My purpose in this post is to express the following concerns related to this Christian response:

  • “A Common Word between Us and You” keeps referring to a line from the Koran regarding God which asserts that “He has no associates.” That sounds very much like a repudiation of the Trinity and the deity of Christ. Though this term is discussed, this discussion does little to assuage concerns that this language might constitute a rejection of Christ’s deity. We must have their assurance that this is not the intent of this language before we proceed. We must insist on that as a condition for working together.
  • The “Loving God and Neighbor Together” response extends a groveling apology about the Crusades— a misguided attempt at humility. As we look over the history of Islam and Christianity, we have done substantially better than they have in conveying the love of God and neighbor. Had they begun by owning up to their shortcomings, perhaps this response might find warrant. They did not. Therefore, this apology leaves the impression that Christianity has failed in the area of love while Islam has succeeded. Though the church’s record is stained, it has done a far better job of manifesting love of God and neighbor than any other institution in history. Therefore, such an impression impugns the name of Jesus, the Lord of the church.
  • This misrepresentation of the record leads to my third objection to the Christian response. “A Common Word between Us and You,” which recounts the commitment of Islam to love of God and neighbor, fails to address the deafening silence of the Islamic community in the face of atrocities committed in the name of their religion. If they believe in love of God and neighbor, where is their condemnation of their Islamic brothers who are murdering innocent people in cold blood, and continue to do so? Where is their disassociation from them and from their behavior? Though there has been some denunciation, it has been far too weak to be meaningful. I remember the memorial service convened in Washington, DC, after 9/11, which included a Muslim cleric. I waited for any repudiation at all of the horrendous deeds that have been perpetrated in the name of Allah. None were forthcoming. Nor does this document seem to notice the continuing atrocities. To write this letter to us without first addressing that issue, and without addressing it in the letter, represents the grossest form of insincerity, especially since the bloodletting in the name of Allah continues. And what of the Muslim nations that make becoming a Christian a crime or the inequities of sharia law or the widespread preaching of hate? This unloving behavior that seems to be an integral part of the practice of Islam in much of today’s Muslim world should have been addressed in any Christian response. Where was it? What is the point of dialogue about love if they are not willing to display love of neighbor by confronting the ongoing, widespread destruction of neighbor by their fellow Muslims? The failure of the Christians responding to their letter to address this issue constitutes a betrayal by them of brothers and sisters in Christ and others who suffer mercilessly at the hands of Muslims with no significant outcry from the Muslim community or its leadership.

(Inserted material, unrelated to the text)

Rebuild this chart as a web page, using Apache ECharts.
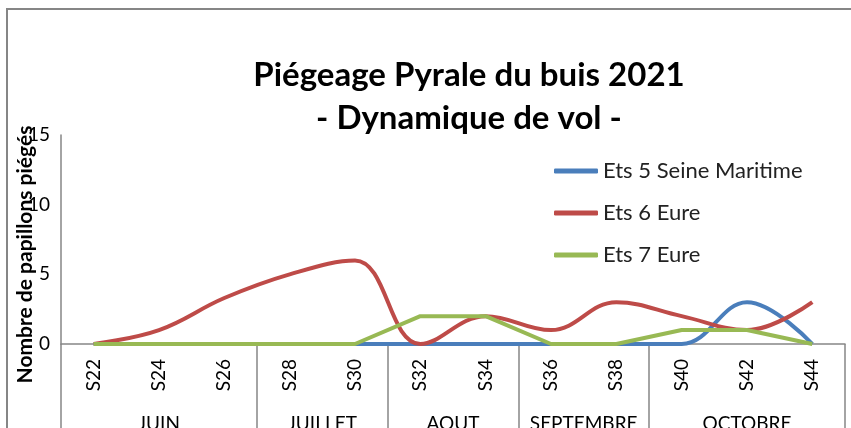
<!DOCTYPE html>
<html>
<head>
<meta charset="utf-8">
<script src="https://cdn.jsdelivr.net/npm/echarts@6/dist/echarts.min.js"></script>
<style>
  html, body { margin: 0; padding: 0; background: #fff; }
  #chart { width: 851px; height: 428px; }
</style>
</head>
<body>
<div id="chart"></div>
<script>
// weekly catches, even weeks only
const weeks = ['S22', 'S24', 'S26', 'S28', 'S30', 'S32', 'S34', 'S36', 'S38', 'S40', 'S42', 'S44']
const ets5 = [0, 0, 0, 0, 0, 0, 0, 0, 0, 0, 3, 0]
const ets6 = [0, 1, 3.3, 5, 6, 0, 2, 1, 3, 2, 1, 3]
const ets7 = [0, 0, 0, 0, 0, 2, 2, 0, 0, 1, 1, 0]

// month groups on the second axis level (in category units)
const months = ['JUIN', 'JUILLET', 'AOUT', 'SEPTEMBRE', 'OCTOBRE']
const monthBounds = [0, 3, 5, 7, 9, 12]
const monthCenters = [1.5, 4, 6, 8, 10.5]

const yTicks = [0, 5, 10, 15]

const FONT = 'Lato, "Open Sans", sans-serif'
const GREY = '#868686'

const chart = echarts.init(document.getElementById('chart'))

const option = {
  animation: false,
  color: ['#4a7ebb', '#be4b48', '#98b954'],
  title: {
    text: 'Piégeage Pyrale du buis 2021\n- Dynamique de vol -',
    left: 464,
    top: 49,
    textAlign: 'center',
    textStyle: {
      fontFamily: FONT,
      fontSize: 33,
      fontWeight: 'bold',
      color: '#000',
      lineHeight: 43,
    },
  },
  legend: {
    orient: 'vertical',
    left: 549,
    top: 155,
    itemWidth: 44,
    itemHeight: 5,
    itemGap: 20,
    icon: 'roundRect',
    textStyle: {
      fontFamily: FONT,
      fontSize: 22,
      color: '#222',
      lineHeight: 22,
    },
  },
  graphic: [
    {
      type: 'rect',
      shape: { x: 7, y: 9, width: 900, height: 500 },
      style: { fill: 'none', stroke: GREY, lineWidth: 2 },
      silent: true,
    },
  ],
  grid: {
    left: 61,
    right: 6,
    top: 135,
    bottom: 84,
    containLabel: false,
    outerBoundsMode: 'none',
  },
  xAxis: [
    {
      type: 'category',
      data: weeks,
      boundaryGap: true,
      axisLine: { lineStyle: { color: GREY, width: 1.5 } },
      axisTick: { show: false },
      axisLabel: {
        rotate: 90,
        interval: 0,
        margin: 15,
        fontFamily: FONT,
        fontSize: 19,
        color: '#000',
      },
    },
    {
      type: 'value',
      position: 'bottom',
      min: 0,
      max: 12,
      axisLine: { show: false },
      splitLine: { show: false },
      axisTick: {
        show: true,
        customValues: monthBounds,
        length: 90,
        lineStyle: { color: GREY, width: 1.5 },
      },
      axisLabel: {
        customValues: monthCenters,
        margin: 70,
        fontFamily: FONT,
        fontSize: 19,
        color: '#000',
        formatter: (v) => months[monthCenters.indexOf(v)] || '',
      },
    },
  ],
  yAxis: {
    type: 'value',
    min: 0,
    max: 15,
    interval: 5,
    name: 'Nombre de papillons piégés',
    nameLocation: 'middle',
    nameRotate: 90,
    nameGap: 25,
    nameMoveOverlap: false,
    nameTextStyle: {
      fontFamily: FONT,
      fontSize: 21,
      fontWeight: 'bold',
      color: '#000',
      padding: [0, 30, 0, 0],
    },
    axisLine: { show: true, lineStyle: { color: GREY, width: 1.5 } },
    axisTick: { show: false },
    splitLine: { show: false },
    axisLabel: {
      margin: 11,
      fontFamily: FONT,
      fontSize: 19,
      color: '#000',
      customValues: yTicks,
    },
  },
  series: [
    {
      name: 'Ets 5 Seine Maritime',
      type: 'line',
      data: ets5,
      smooth: 0.4,
      showSymbol: false,
      lineStyle: { width: 4 },
      z: 3,
    },
    {
      name: 'Ets 6 Eure',
      type: 'line',
      data: ets6,
      smooth: 0.4,
      showSymbol: false,
      lineStyle: { width: 4 },
      z: 4,
    },
    {
      name: 'Ets 7 Eure',
      type: 'line',
      data: ets7,
      smooth: false,
      showSymbol: false,
      lineStyle: { width: 4 },
      z: 5,
    },
  ],
}

chart.setOption(option)
</script>
</body>
</html>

It is my hope that stronger evangelical leadership will rise up to provide a better response to this offer to work together extended by Islamic clerics.

My last post introduced the contemporary evangelical tension between the use of psychology and the Bible in dealing with problems. I stated that I would continue with that topic, and I plan to do so. However, a current development in the Muslim world relates to a recent posting regarding Islam, and therefore I believe that this issue needs attention.

I had discussed problems with the representation of Islam as a peaceful religion, citing among other factors the failure of mainstream Muslims to distance themselves from, and express opposition to, the heinous acts of radical Muslims.

One breaking story represents a major departure from this typical Muslim silence. This development is of special importance because it is occurring in Indonesia, the most populous Muslim nation, and also because it entails highly visible and influential manifestations of Islam in that nation.

This development begins with the account I reported to you earlier of the arrest, conviction, and sentencing to three years imprisonment of three Sunday school teachers for seeking to convert Muslim children. As I noted in describing this case, what the women did was clearly within the law, and the attempts of Muslims to obstruct the judicial process was overt and flagrant. Therefore, their conviction and sentencing was a travesty.

The women have now appealed. What is of special interest is the outpouring of opposition to those radicals who want them punished from high-profile segments of the Muslim community. The World Evangelical Alliance Religious Liberty Commission reports that the intolerance demonstrated by these radical Muslims, and the extremist ideology driving it, has produced a schism in the Indonesian Muslim community.

Former Indonesian President Abdurrahman Wahid, who is president of the Nahdlatul Ulama, has rejected this extremist ideology and has issued a strong condemnation of the recent violence against Christians and their churches. The Nahdlatul Ulama is the largest Muslim organization in Indonesia and boasts more than 40 million members.

Indonesia’s Democratic Education Association also has condemned this ideology as “unconstitutional” and has urged the government to uphold the people’s constitutional rights. They urged President Susilo Bambang Yudhoyono’s administration “to be proactive in maintaining pluralism” instead of caving in to radical Muslim teaching.

The appeal by these three imprisoned women serves as a test case to see if these shrill voices and radical concepts of Muslim extremists will prevail, or whether the more moderate position described above and the rule of law will triumph. In any case, it is heartening that in Indonesia some prominent Muslim voices are being raised against extremism. If these voices are heard and heeded, Indonesia might serve as a model that other Muslim countries might emulate. Perhaps this Muslim call for justice instead of terrorism may serve as a crack in the armor of Muslim extremism.